Copy every line of the data that contains the string "this".

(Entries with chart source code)
┄┄┄┄┄┄

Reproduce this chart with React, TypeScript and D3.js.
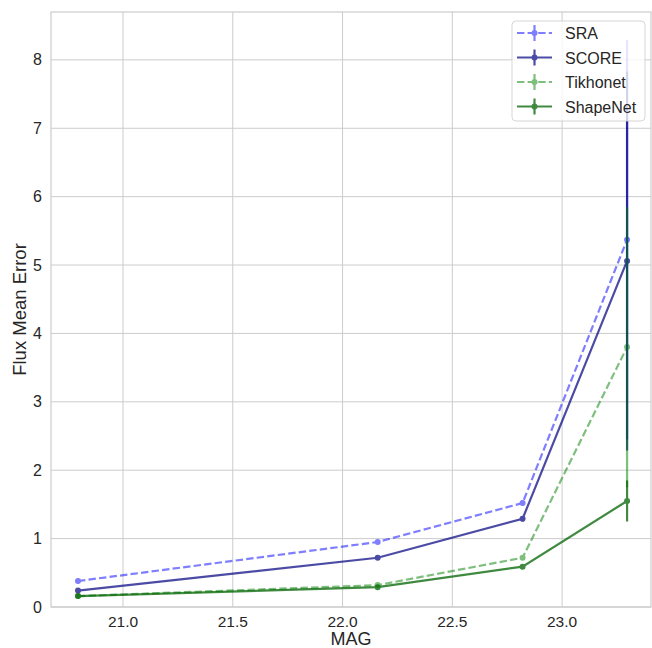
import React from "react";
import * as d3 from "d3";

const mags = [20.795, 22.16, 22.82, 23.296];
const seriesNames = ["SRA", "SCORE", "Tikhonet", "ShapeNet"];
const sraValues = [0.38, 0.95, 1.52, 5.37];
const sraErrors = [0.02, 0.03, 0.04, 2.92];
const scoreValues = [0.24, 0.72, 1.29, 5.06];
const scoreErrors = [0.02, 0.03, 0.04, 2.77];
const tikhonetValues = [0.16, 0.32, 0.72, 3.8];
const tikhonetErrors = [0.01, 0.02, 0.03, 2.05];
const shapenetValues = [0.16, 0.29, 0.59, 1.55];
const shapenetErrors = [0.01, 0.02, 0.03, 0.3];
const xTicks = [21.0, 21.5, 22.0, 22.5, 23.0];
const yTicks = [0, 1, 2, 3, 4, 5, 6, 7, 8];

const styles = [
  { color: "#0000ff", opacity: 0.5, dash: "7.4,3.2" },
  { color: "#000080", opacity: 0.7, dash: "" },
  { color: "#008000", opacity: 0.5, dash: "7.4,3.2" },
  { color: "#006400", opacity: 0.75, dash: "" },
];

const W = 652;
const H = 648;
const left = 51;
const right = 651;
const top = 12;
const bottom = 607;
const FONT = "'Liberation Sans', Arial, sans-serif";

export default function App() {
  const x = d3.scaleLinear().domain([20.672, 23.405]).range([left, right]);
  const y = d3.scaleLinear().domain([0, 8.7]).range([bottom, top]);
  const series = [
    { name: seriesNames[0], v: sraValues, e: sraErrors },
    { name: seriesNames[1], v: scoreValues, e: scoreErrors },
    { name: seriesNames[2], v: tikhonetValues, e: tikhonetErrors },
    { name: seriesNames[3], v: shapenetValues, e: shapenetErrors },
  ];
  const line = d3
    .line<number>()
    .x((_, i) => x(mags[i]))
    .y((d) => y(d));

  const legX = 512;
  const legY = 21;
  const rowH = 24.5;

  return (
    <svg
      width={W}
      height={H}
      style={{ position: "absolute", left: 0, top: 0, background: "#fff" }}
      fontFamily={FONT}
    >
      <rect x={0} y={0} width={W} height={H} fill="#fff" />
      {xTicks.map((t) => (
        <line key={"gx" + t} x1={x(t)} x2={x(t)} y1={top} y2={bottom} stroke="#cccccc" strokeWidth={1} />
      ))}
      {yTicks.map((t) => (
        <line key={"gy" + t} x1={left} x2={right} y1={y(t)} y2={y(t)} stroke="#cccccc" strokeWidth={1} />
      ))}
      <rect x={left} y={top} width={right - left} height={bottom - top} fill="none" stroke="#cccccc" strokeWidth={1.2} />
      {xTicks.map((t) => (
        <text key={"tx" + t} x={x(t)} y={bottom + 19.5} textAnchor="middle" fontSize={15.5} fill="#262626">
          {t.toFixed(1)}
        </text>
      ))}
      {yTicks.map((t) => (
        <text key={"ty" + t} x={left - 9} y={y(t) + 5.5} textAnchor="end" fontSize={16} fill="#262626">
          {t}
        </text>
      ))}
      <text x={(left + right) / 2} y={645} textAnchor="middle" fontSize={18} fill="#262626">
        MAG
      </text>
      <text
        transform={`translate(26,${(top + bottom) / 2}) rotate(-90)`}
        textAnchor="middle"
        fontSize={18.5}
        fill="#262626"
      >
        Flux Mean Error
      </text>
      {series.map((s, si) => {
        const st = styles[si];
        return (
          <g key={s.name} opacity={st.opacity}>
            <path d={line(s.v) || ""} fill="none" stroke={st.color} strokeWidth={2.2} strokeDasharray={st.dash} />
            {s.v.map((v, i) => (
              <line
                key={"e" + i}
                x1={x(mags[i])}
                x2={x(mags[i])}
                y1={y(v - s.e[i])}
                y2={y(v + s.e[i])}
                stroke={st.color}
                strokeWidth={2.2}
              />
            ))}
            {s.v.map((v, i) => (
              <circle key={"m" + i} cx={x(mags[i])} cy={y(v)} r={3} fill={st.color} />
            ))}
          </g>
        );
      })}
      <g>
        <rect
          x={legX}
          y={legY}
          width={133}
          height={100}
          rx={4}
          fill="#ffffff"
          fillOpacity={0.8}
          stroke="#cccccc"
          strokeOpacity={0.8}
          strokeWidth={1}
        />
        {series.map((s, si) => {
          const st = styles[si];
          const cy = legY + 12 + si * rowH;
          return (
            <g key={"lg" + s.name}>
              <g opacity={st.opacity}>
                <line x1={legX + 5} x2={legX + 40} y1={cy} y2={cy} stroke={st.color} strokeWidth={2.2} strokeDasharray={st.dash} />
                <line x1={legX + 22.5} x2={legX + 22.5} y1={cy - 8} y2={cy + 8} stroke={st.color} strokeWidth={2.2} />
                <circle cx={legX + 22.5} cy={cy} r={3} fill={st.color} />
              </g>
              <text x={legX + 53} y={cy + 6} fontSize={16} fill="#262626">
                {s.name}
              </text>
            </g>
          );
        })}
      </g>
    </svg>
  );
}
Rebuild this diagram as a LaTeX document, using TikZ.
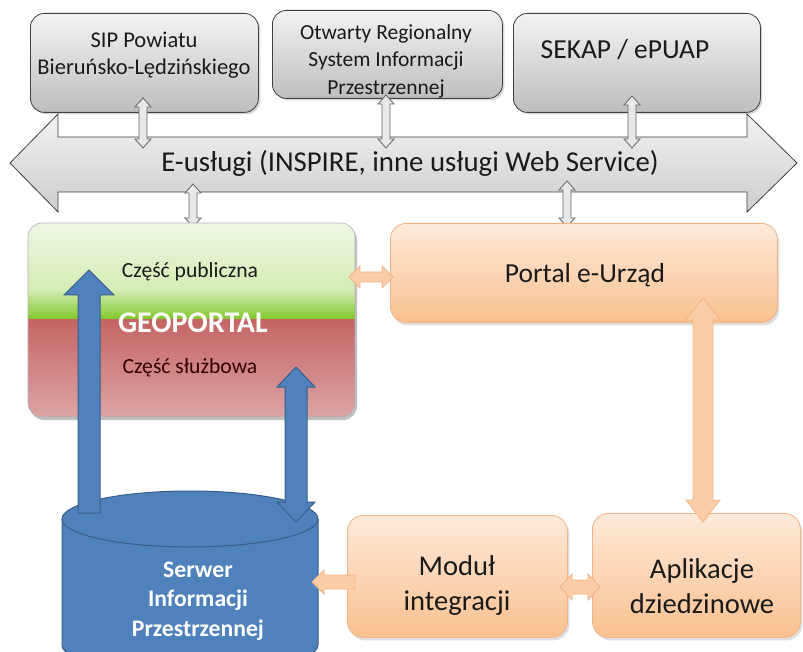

┄┄┄┄┄┄

#### Reply:
Reproduce this chart with React, TypeScript and D3.js.
Rebuild this diagram as a LaTeX document, using TikZ.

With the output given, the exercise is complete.